WORK INSTRUCTIONS: Return the material word for word. Do not include the pictures.

COLLECTED DATA:
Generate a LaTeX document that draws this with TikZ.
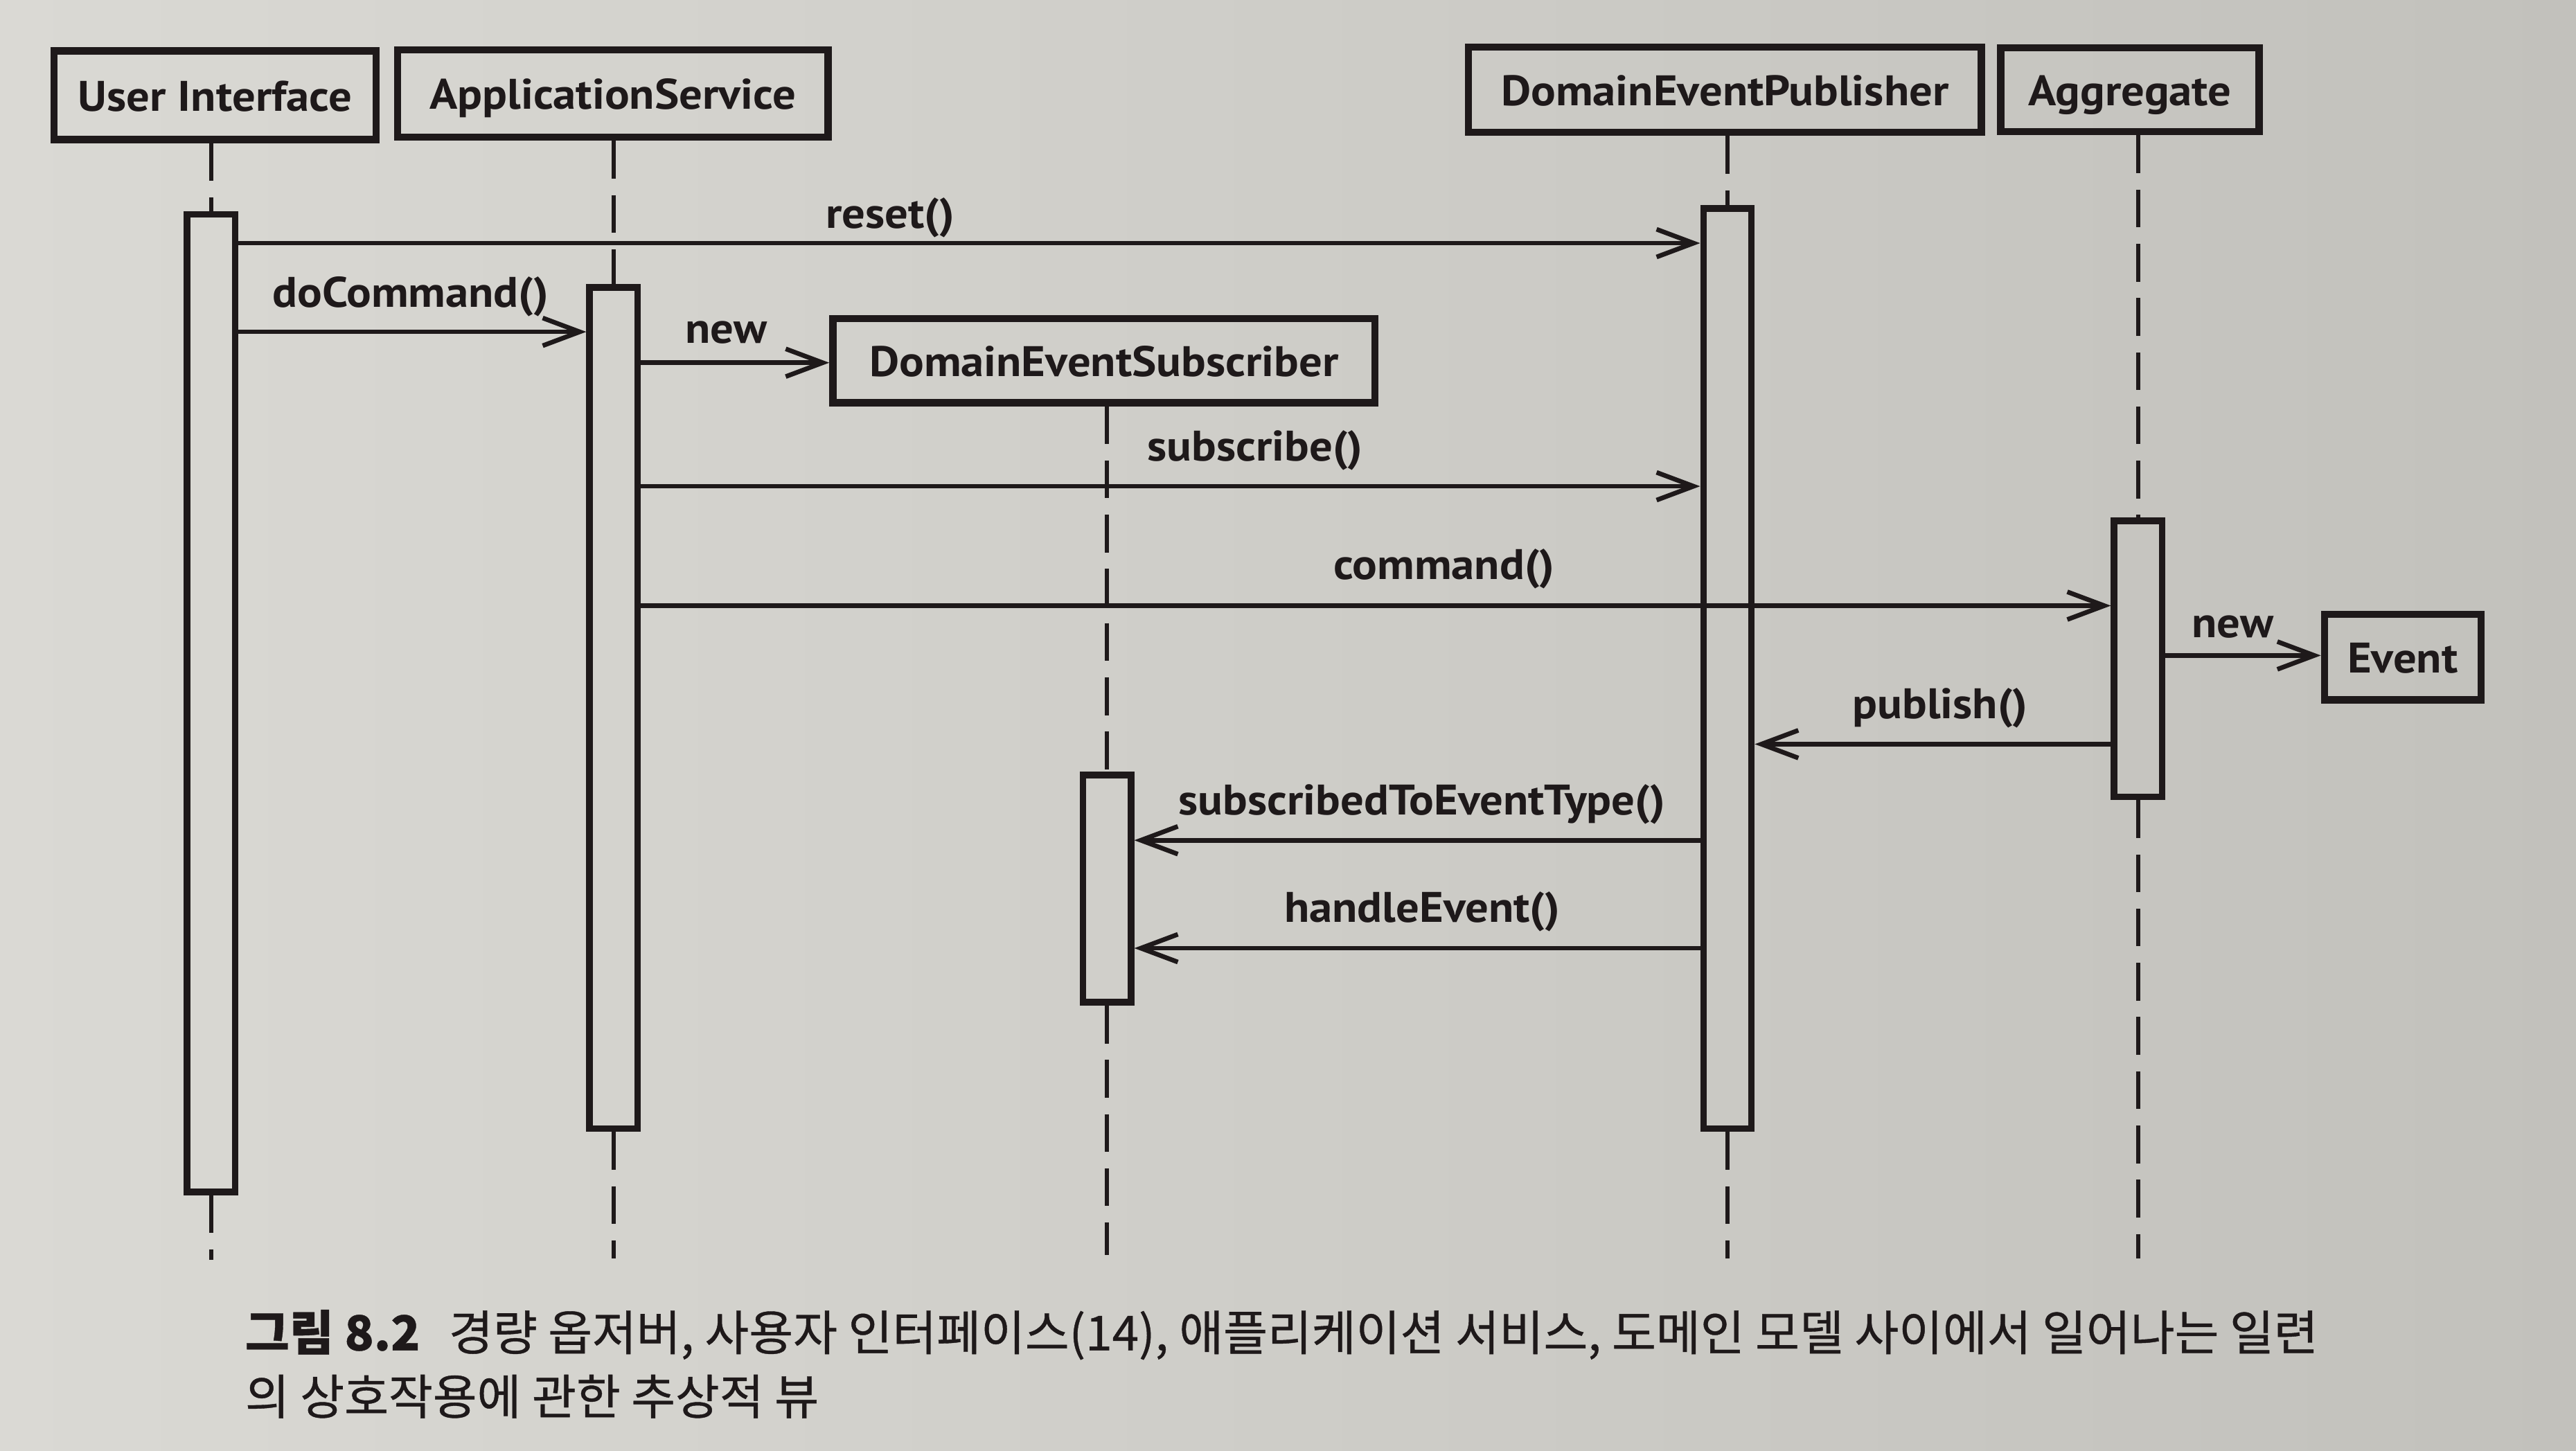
\documentclass[tikz,border=0pt]{standalone}
\usepackage{fontspec}
\setmainfont{PT Sans}[FakeStretch=1.08]
\newfontfamily\kr{Noto Sans CJK KR}[FakeBold=0.6]
\usetikzlibrary{arrows.meta}
\definecolor{ink}{RGB}{30,25,26}
\definecolor{paperL}{RGB}{218,217,212}
\definecolor{paperR}{RGB}{194,193,188}
\begin{document}
\begin{tikzpicture}[x=0.025cm,y=-0.025cm,
  txt/.style={font=\fontsize{18.5}{21}\selectfont\bfseries,text=ink},
  objbox/.style={txt,draw=ink,line width=3.1pt,inner sep=0pt,text height=13.5pt,text depth=0pt},
  actbox/.style={draw=ink,line width=2.9pt,inner sep=0pt,minimum width=0.73cm},
  lifeline/.style={draw=ink,line width=1.7pt,dash pattern=on 0.575cm off 0.25cm},
  msg/.style={draw=ink,line width=2pt,-{Straight Barb[length=16pt,width=12pt,line width=2pt]}},
  lbl/.style={txt,anchor=base,inner sep=0pt},
  captext/.style={font=\kr\fontsize{20.8}{23}\selectfont,text=ink,anchor=base west,inner sep=0pt},
]
\useasboundingbox (0,0) rectangle (1568,883);
\shade[left color=paperL,right color=paperR] (0,0) rectangle (1568,883);

% object boxes
\node[objbox,minimum width=4.9cm,minimum height=1.35cm] (ui) at (131,58) {User Interface};
\node[objbox,minimum width=6.55cm,minimum height=1.33cm] (as) at (373,57) {ApplicationService};
\node[objbox,minimum width=7.8cm,minimum height=1.3cm] (dep) at (1050,54.6) {DomainEventPublisher};
\node[objbox,minimum width=3.93cm,minimum height=1.28cm] (agg) at (1296.5,54.6) {Aggregate};
\node[objbox,minimum width=8.25cm,minimum height=1.28cm] (des) at (672,219.5) {DomainEventSubscriber};
\node[objbox,minimum width=2.38cm,minimum height=1.3cm] (ev) at (1462.5,400) {Event};

% activations
\node[actbox,minimum height=14.875cm] (uiA) at (128.5,428) {};
\node[actbox,minimum height=12.8cm] (asA) at (373.5,431) {};
\node[actbox,minimum height=14.0cm] (depA) at (1051.5,407) {};
\node[actbox,minimum height=4.2cm] (aggA) at (1301.5,401) {};
\node[actbox,minimum height=3.455cm] (desA) at (673.8,541) {};

% lifeline ends
\coordinate (uiEnd) at (128.5,767);
\coordinate (asEnd) at (373.5,766);
\coordinate (depEnd) at (1051.5,766);
\coordinate (aggEnd) at (1301.5,766);
\coordinate (desEnd) at (673.8,764);

% lifelines
\draw[lifeline] (uiA.north |- ui.south) -- (uiA.north);
\draw[lifeline] (uiA.south) -- (uiEnd);
\draw[lifeline] (asA.north |- as.south) -- (asA.north);
\draw[lifeline] (asA.south) -- (asEnd);
\draw[lifeline] (depA.north |- dep.south) -- (depA.north);
\draw[lifeline] (depA.south) -- (depEnd);
\draw[lifeline] (aggA.north |- agg.south) -- (aggA.north);
\draw[lifeline] (aggA.south) -- (aggEnd);
\draw[lifeline] (desA.north |- des.south) -- (desA.north);
\draw[lifeline] (desA.south) -- (desEnd);

% messages
\draw[msg] (uiA.east |- 0,148) -- (depA.west |- 0,148);
\draw[msg] (uiA.east |- 0,202) -- (asA.west |- 0,202);
\draw[msg] (asA.east |- 0,220.8) -- (des.west |- 0,220.8);
\draw[msg] (asA.east |- 0,296) -- (depA.west |- 0,296);
\draw[msg] (asA.east |- 0,368.7) -- (aggA.west |- 0,368.7);
\draw[msg] (aggA.east |- 0,399) -- (ev.west |- 0,399);
\draw[msg] (aggA.west |- 0,453) -- (depA.east |- 0,453);
\draw[msg] (depA.west |- 0,511.5) -- (desA.east |- 0,511.5);
\draw[msg] (depA.west |- 0,577.2) -- (desA.east |- 0,577.2);

% labels
\node[lbl] (lreset) at (542,139) {reset()};
\node[lbl] (ldo) at (250,187) {doCommand()};
\node[lbl] (lnew1) at (442,209) {new};
\node[lbl] (lsub) at (764,280.5) {subscribe()};
\node[lbl] (lcmd) at (879,352.5) {command()};
\node[lbl] (lnew2) at (1359,388) {new};
\node[lbl] (lpub) at (1181,437.5) {publish()};
\node[lbl] (lste) at (865.6,496) {subscribedToEventType()};
\node[lbl] (lhe) at (865.7,561.5) {handleEvent()};

% caption
\node[captext] (cap1) at (149,822) {\textbf{그림 8.2}\hspace{0.6em}경량 옵저버, 사용자 인터페이스(14), 애플리케이션 서비스, 도메인 모델 사이에서 일어나는 일련};
\node[captext] (cap2) at (149,861) {의 상호작용에 관한 추상적 뷰};
\end{tikzpicture}
\end{document}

REPLY:
Generate a LaTeX document that draws this with TikZ.
\documentclass[tikz,border=0pt]{standalone}
\usepackage{fontspec}
\setmainfont{PT Sans}[FakeStretch=1.08]
\newfontfamily\kr{Noto Sans CJK KR}[FakeBold=0.6]
\usetikzlibrary{arrows.meta}
\definecolor{ink}{RGB}{30,25,26}
\definecolor{paperL}{RGB}{218,217,212}
\definecolor{paperR}{RGB}{194,193,188}
\begin{document}
\begin{tikzpicture}[x=0.025cm,y=-0.025cm,
  txt/.style={font=\fontsize{18.5}{21}\selectfont\bfseries,text=ink},
  objbox/.style={txt,draw=ink,line width=3.1pt,inner sep=0pt,text height=13.5pt,text depth=0pt},
  actbox/.style={draw=ink,line width=2.9pt,inner sep=0pt,minimum width=0.73cm},
  lifeline/.style={draw=ink,line width=1.7pt,dash pattern=on 0.575cm off 0.25cm},
  msg/.style={draw=ink,line width=2pt,-{Straight Barb[length=16pt,width=12pt,line width=2pt]}},
  lbl/.style={txt,anchor=base,inner sep=0pt},
  captext/.style={font=\kr\fontsize{20.8}{23}\selectfont,text=ink,anchor=base west,inner sep=0pt},
]
\useasboundingbox (0,0) rectangle (1568,883);
\shade[left color=paperL,right color=paperR] (0,0) rectangle (1568,883);

% object boxes
\node[objbox,minimum width=4.9cm,minimum height=1.35cm] (ui) at (131,58) {User Interface};
\node[objbox,minimum width=6.55cm,minimum height=1.33cm] (as) at (373,57) {ApplicationService};
\node[objbox,minimum width=7.8cm,minimum height=1.3cm] (dep) at (1050,54.6) {DomainEventPublisher};
\node[objbox,minimum width=3.93cm,minimum height=1.28cm] (agg) at (1296.5,54.6) {Aggregate};
\node[objbox,minimum width=8.25cm,minimum height=1.28cm] (des) at (672,219.5) {DomainEventSubscriber};
\node[objbox,minimum width=2.38cm,minimum height=1.3cm] (ev) at (1462.5,400) {Event};

% activations
\node[actbox,minimum height=14.875cm] (uiA) at (128.5,428) {};
\node[actbox,minimum height=12.8cm] (asA) at (373.5,431) {};
\node[actbox,minimum height=14.0cm] (depA) at (1051.5,407) {};
\node[actbox,minimum height=4.2cm] (aggA) at (1301.5,401) {};
\node[actbox,minimum height=3.455cm] (desA) at (673.8,541) {};

% lifeline ends
\coordinate (uiEnd) at (128.5,767);
\coordinate (asEnd) at (373.5,766);
\coordinate (depEnd) at (1051.5,766);
\coordinate (aggEnd) at (1301.5,766);
\coordinate (desEnd) at (673.8,764);

% lifelines
\draw[lifeline] (uiA.north |- ui.south) -- (uiA.north);
\draw[lifeline] (uiA.south) -- (uiEnd);
\draw[lifeline] (asA.north |- as.south) -- (asA.north);
\draw[lifeline] (asA.south) -- (asEnd);
\draw[lifeline] (depA.north |- dep.south) -- (depA.north);
\draw[lifeline] (depA.south) -- (depEnd);
\draw[lifeline] (aggA.north |- agg.south) -- (aggA.north);
\draw[lifeline] (aggA.south) -- (aggEnd);
\draw[lifeline] (desA.north |- des.south) -- (desA.north);
\draw[lifeline] (desA.south) -- (desEnd);

% messages
\draw[msg] (uiA.east |- 0,148) -- (depA.west |- 0,148);
\draw[msg] (uiA.east |- 0,202) -- (asA.west |- 0,202);
\draw[msg] (asA.east |- 0,220.8) -- (des.west |- 0,220.8);
\draw[msg] (asA.east |- 0,296) -- (depA.west |- 0,296);
\draw[msg] (asA.east |- 0,368.7) -- (aggA.west |- 0,368.7);
\draw[msg] (aggA.east |- 0,399) -- (ev.west |- 0,399);
\draw[msg] (aggA.west |- 0,453) -- (depA.east |- 0,453);
\draw[msg] (depA.west |- 0,511.5) -- (desA.east |- 0,511.5);
\draw[msg] (depA.west |- 0,577.2) -- (desA.east |- 0,577.2);

% labels
\node[lbl] (lreset) at (542,139) {reset()};
\node[lbl] (ldo) at (250,187) {doCommand()};
\node[lbl] (lnew1) at (442,209) {new};
\node[lbl] (lsub) at (764,280.5) {subscribe()};
\node[lbl] (lcmd) at (879,352.5) {command()};
\node[lbl] (lnew2) at (1359,388) {new};
\node[lbl] (lpub) at (1181,437.5) {publish()};
\node[lbl] (lste) at (865.6,496) {subscribedToEventType()};
\node[lbl] (lhe) at (865.7,561.5) {handleEvent()};

% caption
\node[captext] (cap1) at (149,822) {\textbf{그림 8.2}\hspace{0.6em}경량 옵저버, 사용자 인터페이스(14), 애플리케이션 서비스, 도메인 모델 사이에서 일어나는 일련};
\node[captext] (cap2) at (149,861) {의 상호작용에 관한 추상적 뷰};
\end{tikzpicture}
\end{document}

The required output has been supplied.